No matter how difficult her job can be, Kat Schmalz says it’s worth it.
“I love to help people. I love to try and make people’s days better,” said the St. Louis County 911 dispatcher.
She joined the department this summer, after doing the same job in Indiana for several years. Then, about two weeks ago, tragedy struck when Officer Blake Snyder was killed responding to a call in south St. Louis County.
“That was 45 minutes from the end of my shift, in my ear,” Schmalz said. “And you know, I sent them on that call.”
Like other county employees and law enforcement, dispatchers have struggled with Officer Snyder’s death.
Schmalz wanted to participate in honoring his memory.
At the beginning and end of each shift, officers check in with dispatchers — like a roll call. When an officer is killed in the line of duty, it is custom to read a “last call” by radio marking their end of service.
Schmalz volunteered to do it.
“You always have a running tally in your head of where everyone is, and I sent everyone home that day but him,” she said, fighting back tears.
“It was important to me, because I wanted to send him home. It wasn’t the home I wanted to send him to, but I sent him home.”
Schmalz wasn’t alone.
Amy Schmidt has worked as a county dispatcher for nearly a decade.
“I’ve been dispatching to the officers for nine years, so it’s something I wanted to do for the family and for them.”

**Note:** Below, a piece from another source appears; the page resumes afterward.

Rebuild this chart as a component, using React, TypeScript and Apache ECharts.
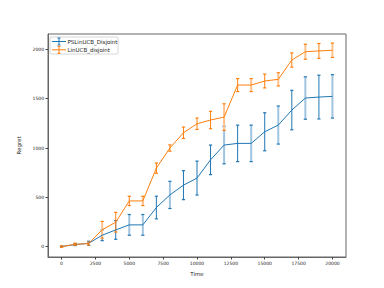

She knew it would be a tough assignment. For most of the dispatchers, herself included, this was the first officer killed on duty during their time at the communication center. They decided it was best to have two dispatchers read the call, supporting each other.
Schmidt said she practiced the paragraph several before reading it live, knowing it would be one of the most difficult calls of her career.
“I just kept my eyes on the paper, my face down and my eyes on the paper and kept reading,” she said, remembering a deeply emotional moment.
Both women say they were proud to be part of the last radio call.
“I’m humbled that they allowed me to do it, Schmalz said. “And I’m very honored.”